Two weeks ago, the dragon started waking up at 5 AM to leave by 5:30 for work at 6. Unfortunately, this had the side-effect of waking me up at the same time. No matter what time I got to sleep it dislodged me from my sleep cycle. By Friday I was feeling like a zombie since I could not get up and get to bed at my normal times. Obviously, that week my performance at work wasn't optimal. Last week I had sent some of my code for review to the lead developer on my team. It was code that was written during the “tired week” as I term it now. To put it in plain English, I had accidentally copied a line of code that caused a query to work, but it was a copy of the previous line. I didn't know that until the lead developer pointed it out and reamed me for “wasting his time”. Excuse me? First of all, I sent this code to you for review. Second, I happened to have a bad week of sleep deprivation and while I said nothing to anyone about it, I'm not wasting your time with something I did accidentally.
And here is where I started to beat myself up. I felt it was my fault for not getting my sleep schedule on a better track before that week was over. Then the dragon said to me later that day that mistakes happen and I should give myself more credit. Let me explain something before I go on here. Writing code can get to be a lot like writing a paper or a book. You look over the work so many times that you grow too close to your own work and you fail to see mistakes unless they cause some disruption in the application you are writing. That happened to me that day. There is also another point which I must make. This isn't the first time something like this has happened where the lead developer has said I have been “wasting his time”. It has happened many times before this and then he always comes over five minutes later and apologizes and says he was just trying to shape me to be a better coder. Sounds more like an abusive, drunken husband sobering up and trying to console a crying, helpless wife. If it was a one-time thing with a one-time apology I would consider it water under the bridge and I'd try to improve myself. Instead I just started to think of all the reasons I was dumb and didn't check for that error. I strived to be the best student I could be while getting my computer science degree. I held positions of leadership in the computer science club at my college. All of this confidence in my head deflated by some developer who can't control his emotions and thinks that a simple verbal band puts everything back to normal.

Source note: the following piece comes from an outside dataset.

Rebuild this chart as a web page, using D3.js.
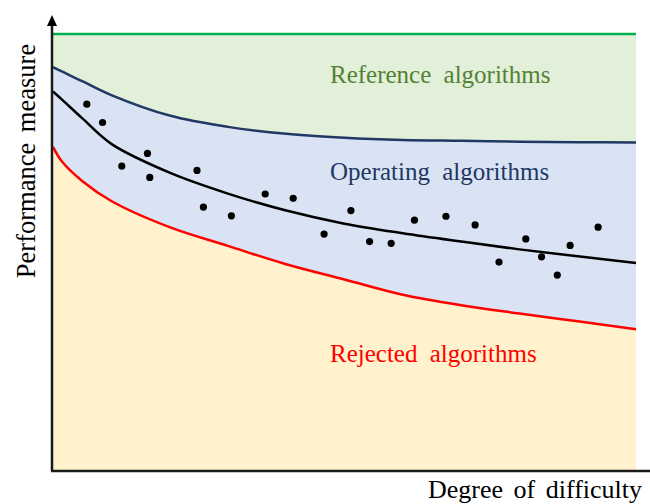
<!DOCTYPE html>
<html>
<head>
<meta charset="utf-8">
<script src="https://cdn.jsdelivr.net/npm/d3@7"></script>
<style>
body { margin: 0; background: #fff; }
text { font-family: "Liberation Serif", "Times New Roman", serif; }
</style>
</head>
<body>
<div id="chart"></div>
<script>
// difficulty grid the envelope curves are read on
var difficulty = [0, 0.15, 0.5, 1, 2, 3, 4, 5, 6, 7, 8, 9, 10];
// upper boundary of operating region (blue)
var upperBound = [9.24, 9.14, 8.92, 8.60, 8.13, 7.87, 7.71, 7.62, 7.57, 7.55, 7.53, 7.52, 7.51];
// fitted trend (black)
var trend = [8.68, 8.50, 8.07, 7.48, 6.82, 6.34, 5.95, 5.65, 5.43, 5.24, 5.06, 4.90, 4.75];
// lower boundary = rejection threshold (red)
var lowerBound = [7.41, 7.08, 6.63, 6.17, 5.57, 5.14, 4.72, 4.37, 4.02, 3.78, 3.59, 3.41, 3.23];
var referenceLevel = 10;

// observed algorithms
var pointsX = [0.58, 0.85, 1.18, 1.62, 1.66, 2.47, 2.58, 3.06, 3.64, 4.12, 4.65, 5.11,
    5.43, 5.80, 6.20, 6.74, 7.24, 7.65, 8.11, 8.38, 8.65, 8.87, 9.35];
var pointsY = [8.39, 7.97, 6.97, 7.26, 6.71, 6.87, 6.03, 5.83, 6.33, 6.23, 5.41, 5.95,
    5.24, 5.20, 5.73, 5.82, 5.62, 4.77, 5.30, 4.89, 4.47, 5.15, 5.57];

var regionLabels = ["Reference algorithms", "Operating algorithms", "Rejected algorithms"];

var width = 650, height = 504;
var margin = {top: 34, right: 14, bottom: 34, left: 53};

var svg = d3.select("#chart")
.append("svg")
.attr("width", width)
.attr("height", height);

var x = d3.scaleLinear()
.domain([0, 10])
.range([margin.left, width - margin.right]);

var y = d3.scaleLinear()
.domain([0, 10])
.range([height - margin.bottom, margin.top]);

var rows = difficulty.map(function (d, i) {
    return {x: d, up: upperBound[i], fit: trend[i], low: lowerBound[i]};
});

var smooth = d3.curveCatmullRom.alpha(0.5);

// background bands
svg.append("rect")
.attr("x", x(0))
.attr("y", y(referenceLevel))
.attr("width", x(10) - x(0))
.attr("height", y(0) - y(referenceLevel))
.style("fill", "#e2efd9");

var areaFrom = function (key) {
    return d3.area()
    .curve(smooth)
    .x(function (d) { return x(d.x); })
    .y0(y(0))
    .y1(function (d) { return y(d[key]); });
};

svg.append("path")
.datum(rows)
.attr("d", areaFrom("up"))
.style("fill", "#dae3f3");

svg.append("path")
.datum(rows)
.attr("d", areaFrom("low"))
.style("fill", "#fff2cc");

var lineFrom = function (key) {
    return d3.line()
    .curve(smooth)
    .x(function (d) { return x(d.x); })
    .y(function (d) { return y(d[key]); });
};

svg.append("line")
.attr("x1", x(0))
.attr("x2", x(10))
.attr("y1", y(referenceLevel))
.attr("y2", y(referenceLevel))
.style("stroke", "#00b050")
.style("stroke-width", 2.5);

svg.append("path")
.datum(rows)
.attr("d", lineFrom("up"))
.style("fill", "none")
.style("stroke", "#203864")
.style("stroke-width", 2.5);

svg.append("path")
.datum(rows)
.attr("d", lineFrom("low"))
.style("fill", "none")
.style("stroke", "#ff0000")
.style("stroke-width", 2.5);

svg.append("path")
.datum(rows)
.attr("d", lineFrom("fit"))
.style("fill", "none")
.style("stroke", "#000")
.style("stroke-width", 2.5);

svg.append("g")
.selectAll("circle")
.data(pointsX)
.enter()
.append("circle")
.attr("cx", function (d) { return x(d); })
.attr("cy", function (d, i) { return y(pointsY[i]); })
.attr("r", 3.6)
.style("fill", "#000");

// axes (no ticks)
var x0 = x(0) - 1, yb = y(0) + 1;
svg.append("line")
.attr("x1", x0).attr("y1", yb)
.attr("x2", x0).attr("y2", 24)
.style("stroke", "#1a1a1a")
.style("stroke-width", 2.5);
svg.append("line")
.attr("x1", x0 - 1).attr("y1", yb)
.attr("x2", width).attr("y2", yb)
.style("stroke", "#1a1a1a")
.style("stroke-width", 2.5);
svg.append("path")
.attr("d", "M" + x0 + ",15 L" + (x0 - 5) + ",26 L" + (x0 + 5) + ",26 Z")
.style("fill", "#000");

// region labels
var labelColours = ["#538135", "#203864", "#ff0000"];
var labelY = [83, 180, 362];
svg.append("g")
.selectAll("text")
.data(regionLabels)
.enter()
.append("text")
.attr("x", 330)
.attr("y", function (d, i) { return labelY[i]; })
.style("font-size", "25px")
.style("word-spacing", "6px")
.style("fill", function (d, i) { return labelColours[i]; })
.text(function (d) { return d; });

svg.append("text")
.attr("transform", "translate(35,161) rotate(-90)")
.attr("text-anchor", "middle")
.style("font-size", "26.5px")
.style("word-spacing", "4px")
.style("fill", "#000")
.text("Performance measure");

svg.append("text")
.attr("x", 428)
.attr("y", 498)
.style("font-size", "26px")
.style("word-spacing", "4px")
.style("fill", "#000")
.text("Degree of difficulty");
</script>
</body>
</html>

My company somehow stays afloat despite being in the red since the housing market crash in 2004. They still did not see a profit this year and to tell the truth they are at least $300,000 in the hole. Everyone is under lots of stress to try and pinch pennies where they can because they don't want to see the company fail. So I am in the wrong? I keep wondering if I should get another job at another company. Are all IT jobs like this with irrational, opinionated people at the helm or is there actually credence to my thoughts about getting myself to a more positive workplace? I choose not to be anyone's friend at work because I don't feel mentally that I belong there. These are all 40-50 year olds who's idea of fun is cleaning the house with their heterosexual spouse and taking the kids to baseball practice. I am gay and have no kids. I have different interests than them. It was hard enough managing my stress level with being constaff for a convention. I couldn't tell anyone at work about it. Yet everyone could tell I was preoccupied. I wouldn't have told them what kind of con it was, but explaining something as simple as a convention goes over their heads when all their money is tied down in kids and houses.
So, I will continue to job hunt quietly and I'm not sure what else to do. With any luck, by December maybe I'll have a new job. This also however means no MFF for me. I'm sorry, its never been my favorite convention, but the cost of going is pretty high as well.